Sadly, some politicians have fallen for the union-orchestrated charade — from New York, where state legislators refuse to lift the cap on Big Apple charter schools despite loud parental pleas, to California, where lawmakers are pulling every available lever to try to prevent charter schools from opening or expanding to serve more students. And it’s not just a coastal issue, or even a blue state issue. In deep-red Alabama and Mississippi, the status-quo defenders have launched lawsuits to try to erase the public school options that voters, families and policymakers clearly want.

Some lawmakers have pushed back. In Nevada, where our movement is gathering, it was a Democratic-controlled legislature that backed away from moratorium threats. In Florida, members of both parties have come together to insist that charter school students should have greater funding equity. And in cities like Newark, Washington, D.C., San Antonio and Indianapolis, local leaders have ignored ideological litmus tests and asked a simple question: Are charter schools working for students?

The answer, of course, is yes. But our movement must work harder than ever to get that message out. In Vegas, I’ll be urging our leaders to do three things to step up our offensive game and advance our schools.

First, we need to grow the pool of high-quality charter schools by being more open to newcomers. There are a lot of passionate educators with great ideas for charter schools, but many are dissuaded by a process that has become overly cumbersome and fraught with political tension. If we’re going to keep reimagining education, authorizers, funders and advocates need to work together to support innovative educators through the charter application and launch process.

Second, we need to expand into new regions. Our movement has been focused on inner cities because that’s where the need is greatest — and it’s where we’ve delivered our biggest successes. But educational innovation is also important in rural and suburban communities, and our political livelihood depends on growing our base of support. Charter schools need to be a presence in more neighborhoods, more towns and more congressional districts.

Third, and most importantly, we need to awaken the political power of our movement. The two main national teachers unions have made nearly $200 million in contributions to influence elections since 2012. And you have to hand it to them — it’s working. The House recently voted to cut $40 million from the Charter Schools Program, whose sole purpose is to put more public school options within reach of parents and families.

If we’re going to win this fight, our movement needs to convince school boards, mayors, governors, members of Congress, presidential candidates and anyone else with a say in education policy that our schools and students deserve their support. We have long relied on data to make the case for charter schools. But anyone who’s watched the reaction to the union-organized teacher strikes over the past year knows that it’s not data that gets headlines. It’s educators, students and families.

So at this year’s conference, we’re making a concerted effort to activate our teachers, students and families. I’m very excited that Keri Rodrigues of Massachusetts Parents United will be bringing us her gifts as a communicator and organizer to help people step up their advocacy. Dr. Howard Fuller, an icon of social justice activism, and Myrna Castrejón, who’s leading the fight in California, will join Keri at an all-conference rally Tuesday to make sure the 2020 presidential candidates — and policymakers everywhere — know that we will not be silenced. The whole conference will be oriented toward helping our teachers and school leaders lift their voices and be heard.

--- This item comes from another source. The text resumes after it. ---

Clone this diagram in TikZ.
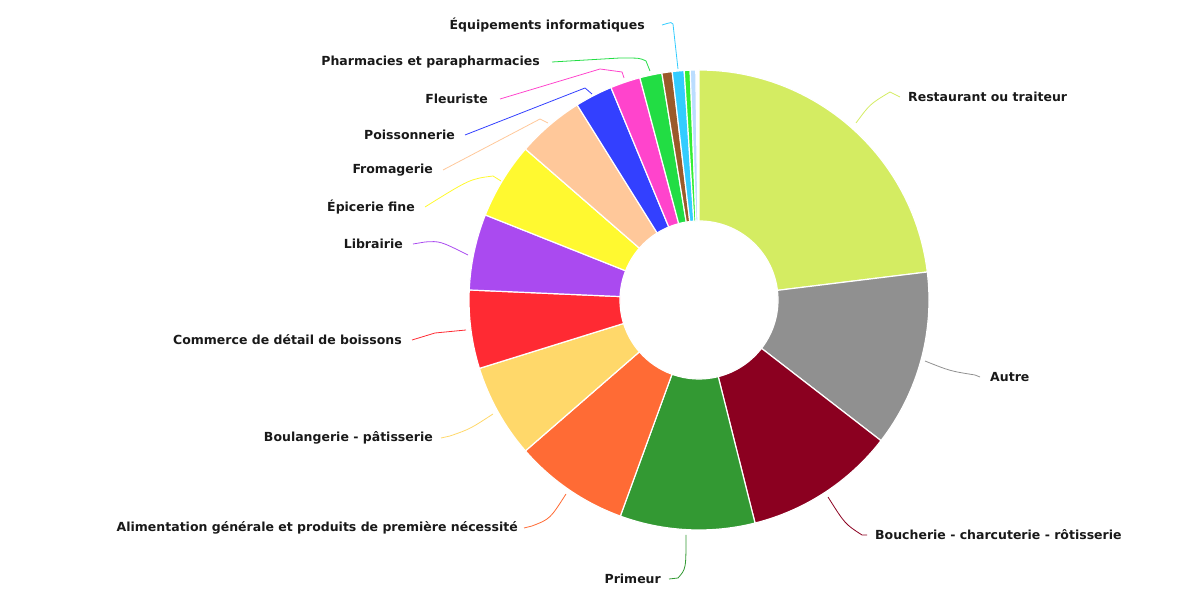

As we celebrate the ways charter schools are reimagining education, we will be reinvigorating this movement. It’s up to us to show and tell how we’re bringing opportunities to more students, more families and more communities. It’s up to us to fight for our schools. We know the fate that would await our students if they didn’t attend charter schools. We’re not going to let anyone take those schools away.

Nina Rees is the president & CEO of the National Alliance for Public Charter Schools.